GIVEN EXERCISE
Repeat the whole listing exactly.

RECORDS SHOWN

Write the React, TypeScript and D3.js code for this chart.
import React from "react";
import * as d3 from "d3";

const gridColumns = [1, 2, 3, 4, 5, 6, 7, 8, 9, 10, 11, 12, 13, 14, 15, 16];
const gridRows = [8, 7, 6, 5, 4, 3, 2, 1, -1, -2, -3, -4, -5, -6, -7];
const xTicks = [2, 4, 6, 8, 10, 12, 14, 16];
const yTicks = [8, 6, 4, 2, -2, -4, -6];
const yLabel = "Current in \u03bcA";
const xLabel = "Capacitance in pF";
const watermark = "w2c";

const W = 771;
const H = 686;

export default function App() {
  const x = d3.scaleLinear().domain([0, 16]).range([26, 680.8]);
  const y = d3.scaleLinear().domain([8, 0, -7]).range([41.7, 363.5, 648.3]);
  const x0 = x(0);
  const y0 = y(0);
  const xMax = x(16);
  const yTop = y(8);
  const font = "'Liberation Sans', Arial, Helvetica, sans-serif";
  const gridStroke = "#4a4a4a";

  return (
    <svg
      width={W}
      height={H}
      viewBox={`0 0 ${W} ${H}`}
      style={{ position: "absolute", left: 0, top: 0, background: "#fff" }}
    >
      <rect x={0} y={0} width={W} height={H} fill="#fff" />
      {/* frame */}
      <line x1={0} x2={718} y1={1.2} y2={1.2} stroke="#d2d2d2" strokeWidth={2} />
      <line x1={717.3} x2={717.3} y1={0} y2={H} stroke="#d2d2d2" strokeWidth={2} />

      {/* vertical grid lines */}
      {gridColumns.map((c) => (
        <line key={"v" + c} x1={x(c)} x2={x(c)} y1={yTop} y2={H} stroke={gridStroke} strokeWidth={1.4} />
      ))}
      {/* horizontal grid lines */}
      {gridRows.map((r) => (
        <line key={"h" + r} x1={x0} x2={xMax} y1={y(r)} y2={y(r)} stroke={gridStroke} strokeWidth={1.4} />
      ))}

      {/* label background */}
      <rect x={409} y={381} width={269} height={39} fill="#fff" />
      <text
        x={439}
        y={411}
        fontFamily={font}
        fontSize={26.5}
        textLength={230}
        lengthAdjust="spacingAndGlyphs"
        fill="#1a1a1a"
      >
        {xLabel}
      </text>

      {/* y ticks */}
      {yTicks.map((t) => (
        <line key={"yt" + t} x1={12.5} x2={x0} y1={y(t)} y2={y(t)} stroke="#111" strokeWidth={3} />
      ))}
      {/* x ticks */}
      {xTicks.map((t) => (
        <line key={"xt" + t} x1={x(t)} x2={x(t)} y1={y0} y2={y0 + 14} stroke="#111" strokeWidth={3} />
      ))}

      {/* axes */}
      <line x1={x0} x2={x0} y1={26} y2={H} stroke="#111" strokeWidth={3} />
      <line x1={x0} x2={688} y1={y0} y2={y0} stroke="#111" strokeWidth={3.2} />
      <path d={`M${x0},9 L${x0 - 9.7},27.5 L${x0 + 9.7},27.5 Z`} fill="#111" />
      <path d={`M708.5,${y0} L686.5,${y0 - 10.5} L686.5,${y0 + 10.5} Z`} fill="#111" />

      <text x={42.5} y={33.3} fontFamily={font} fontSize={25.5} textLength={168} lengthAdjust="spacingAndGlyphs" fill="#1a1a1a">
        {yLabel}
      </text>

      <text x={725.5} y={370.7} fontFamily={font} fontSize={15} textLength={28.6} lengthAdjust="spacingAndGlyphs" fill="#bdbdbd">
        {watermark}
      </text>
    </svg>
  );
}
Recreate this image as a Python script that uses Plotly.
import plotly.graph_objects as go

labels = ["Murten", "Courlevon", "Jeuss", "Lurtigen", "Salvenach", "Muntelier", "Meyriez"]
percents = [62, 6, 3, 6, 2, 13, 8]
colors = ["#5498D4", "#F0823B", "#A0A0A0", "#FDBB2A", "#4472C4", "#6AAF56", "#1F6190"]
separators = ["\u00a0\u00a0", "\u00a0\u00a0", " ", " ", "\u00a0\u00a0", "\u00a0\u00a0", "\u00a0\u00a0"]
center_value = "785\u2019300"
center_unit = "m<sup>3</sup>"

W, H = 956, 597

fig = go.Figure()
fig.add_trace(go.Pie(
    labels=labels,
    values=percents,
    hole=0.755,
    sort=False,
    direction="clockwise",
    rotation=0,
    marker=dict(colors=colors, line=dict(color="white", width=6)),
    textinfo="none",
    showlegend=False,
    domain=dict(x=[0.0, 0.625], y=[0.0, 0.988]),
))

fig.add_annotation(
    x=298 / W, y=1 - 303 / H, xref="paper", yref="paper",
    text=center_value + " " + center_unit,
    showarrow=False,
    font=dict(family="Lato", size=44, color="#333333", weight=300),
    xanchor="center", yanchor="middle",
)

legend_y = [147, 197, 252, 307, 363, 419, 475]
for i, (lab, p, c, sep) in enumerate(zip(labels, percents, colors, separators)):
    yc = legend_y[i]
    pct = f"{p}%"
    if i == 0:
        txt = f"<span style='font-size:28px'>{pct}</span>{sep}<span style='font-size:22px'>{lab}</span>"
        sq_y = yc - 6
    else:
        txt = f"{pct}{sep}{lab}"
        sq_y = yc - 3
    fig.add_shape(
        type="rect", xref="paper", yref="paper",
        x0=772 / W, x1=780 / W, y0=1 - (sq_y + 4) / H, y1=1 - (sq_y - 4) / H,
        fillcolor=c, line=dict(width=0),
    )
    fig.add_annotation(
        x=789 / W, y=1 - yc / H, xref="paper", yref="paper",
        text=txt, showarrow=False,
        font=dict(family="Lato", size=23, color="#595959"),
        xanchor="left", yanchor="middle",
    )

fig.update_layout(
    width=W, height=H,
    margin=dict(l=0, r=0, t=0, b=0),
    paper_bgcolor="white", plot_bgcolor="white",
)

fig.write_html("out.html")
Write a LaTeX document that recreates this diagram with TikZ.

OUTPUT OF THE TASK
Write the React, TypeScript and D3.js code for this chart.
import React from "react";
import * as d3 from "d3";

const gridColumns = [1, 2, 3, 4, 5, 6, 7, 8, 9, 10, 11, 12, 13, 14, 15, 16];
const gridRows = [8, 7, 6, 5, 4, 3, 2, 1, -1, -2, -3, -4, -5, -6, -7];
const xTicks = [2, 4, 6, 8, 10, 12, 14, 16];
const yTicks = [8, 6, 4, 2, -2, -4, -6];
const yLabel = "Current in \u03bcA";
const xLabel = "Capacitance in pF";
const watermark = "w2c";

const W = 771;
const H = 686;

export default function App() {
  const x = d3.scaleLinear().domain([0, 16]).range([26, 680.8]);
  const y = d3.scaleLinear().domain([8, 0, -7]).range([41.7, 363.5, 648.3]);
  const x0 = x(0);
  const y0 = y(0);
  const xMax = x(16);
  const yTop = y(8);
  const font = "'Liberation Sans', Arial, Helvetica, sans-serif";
  const gridStroke = "#4a4a4a";

  return (
    <svg
      width={W}
      height={H}
      viewBox={`0 0 ${W} ${H}`}
      style={{ position: "absolute", left: 0, top: 0, background: "#fff" }}
    >
      <rect x={0} y={0} width={W} height={H} fill="#fff" />
      {/* frame */}
      <line x1={0} x2={718} y1={1.2} y2={1.2} stroke="#d2d2d2" strokeWidth={2} />
      <line x1={717.3} x2={717.3} y1={0} y2={H} stroke="#d2d2d2" strokeWidth={2} />

      {/* vertical grid lines */}
      {gridColumns.map((c) => (
        <line key={"v" + c} x1={x(c)} x2={x(c)} y1={yTop} y2={H} stroke={gridStroke} strokeWidth={1.4} />
      ))}
      {/* horizontal grid lines */}
      {gridRows.map((r) => (
        <line key={"h" + r} x1={x0} x2={xMax} y1={y(r)} y2={y(r)} stroke={gridStroke} strokeWidth={1.4} />
      ))}

      {/* label background */}
      <rect x={409} y={381} width={269} height={39} fill="#fff" />
      <text
        x={439}
        y={411}
        fontFamily={font}
        fontSize={26.5}
        textLength={230}
        lengthAdjust="spacingAndGlyphs"
        fill="#1a1a1a"
      >
        {xLabel}
      </text>

      {/* y ticks */}
      {yTicks.map((t) => (
        <line key={"yt" + t} x1={12.5} x2={x0} y1={y(t)} y2={y(t)} stroke="#111" strokeWidth={3} />
      ))}
      {/* x ticks */}
      {xTicks.map((t) => (
        <line key={"xt" + t} x1={x(t)} x2={x(t)} y1={y0} y2={y0 + 14} stroke="#111" strokeWidth={3} />
      ))}

      {/* axes */}
      <line x1={x0} x2={x0} y1={26} y2={H} stroke="#111" strokeWidth={3} />
      <line x1={x0} x2={688} y1={y0} y2={y0} stroke="#111" strokeWidth={3.2} />
      <path d={`M${x0},9 L${x0 - 9.7},27.5 L${x0 + 9.7},27.5 Z`} fill="#111" />
      <path d={`M708.5,${y0} L686.5,${y0 - 10.5} L686.5,${y0 + 10.5} Z`} fill="#111" />

      <text x={42.5} y={33.3} fontFamily={font} fontSize={25.5} textLength={168} lengthAdjust="spacingAndGlyphs" fill="#1a1a1a">
        {yLabel}
      </text>

      <text x={725.5} y={370.7} fontFamily={font} fontSize={15} textLength={28.6} lengthAdjust="spacingAndGlyphs" fill="#bdbdbd">
        {watermark}
      </text>
    </svg>
  );
}
Recreate this image as a Python script that uses Plotly.
import plotly.graph_objects as go

labels = ["Murten", "Courlevon", "Jeuss", "Lurtigen", "Salvenach", "Muntelier", "Meyriez"]
percents = [62, 6, 3, 6, 2, 13, 8]
colors = ["#5498D4", "#F0823B", "#A0A0A0", "#FDBB2A", "#4472C4", "#6AAF56", "#1F6190"]
separators = ["\u00a0\u00a0", "\u00a0\u00a0", " ", " ", "\u00a0\u00a0", "\u00a0\u00a0", "\u00a0\u00a0"]
center_value = "785\u2019300"
center_unit = "m<sup>3</sup>"

W, H = 956, 597

fig = go.Figure()
fig.add_trace(go.Pie(
    labels=labels,
    values=percents,
    hole=0.755,
    sort=False,
    direction="clockwise",
    rotation=0,
    marker=dict(colors=colors, line=dict(color="white", width=6)),
    textinfo="none",
    showlegend=False,
    domain=dict(x=[0.0, 0.625], y=[0.0, 0.988]),
))

fig.add_annotation(
    x=298 / W, y=1 - 303 / H, xref="paper", yref="paper",
    text=center_value + " " + center_unit,
    showarrow=False,
    font=dict(family="Lato", size=44, color="#333333", weight=300),
    xanchor="center", yanchor="middle",
)

legend_y = [147, 197, 252, 307, 363, 419, 475]
for i, (lab, p, c, sep) in enumerate(zip(labels, percents, colors, separators)):
    yc = legend_y[i]
    pct = f"{p}%"
    if i == 0:
        txt = f"<span style='font-size:28px'>{pct}</span>{sep}<span style='font-size:22px'>{lab}</span>"
        sq_y = yc - 6
    else:
        txt = f"{pct}{sep}{lab}"
        sq_y = yc - 3
    fig.add_shape(
        type="rect", xref="paper", yref="paper",
        x0=772 / W, x1=780 / W, y0=1 - (sq_y + 4) / H, y1=1 - (sq_y - 4) / H,
        fillcolor=c, line=dict(width=0),
    )
    fig.add_annotation(
        x=789 / W, y=1 - yc / H, xref="paper", yref="paper",
        text=txt, showarrow=False,
        font=dict(family="Lato", size=23, color="#595959"),
        xanchor="left", yanchor="middle",
    )

fig.update_layout(
    width=W, height=H,
    margin=dict(l=0, r=0, t=0, b=0),
    paper_bgcolor="white", plot_bgcolor="white",
)

fig.write_html("out.html")
Write a LaTeX document that recreates this diagram with TikZ.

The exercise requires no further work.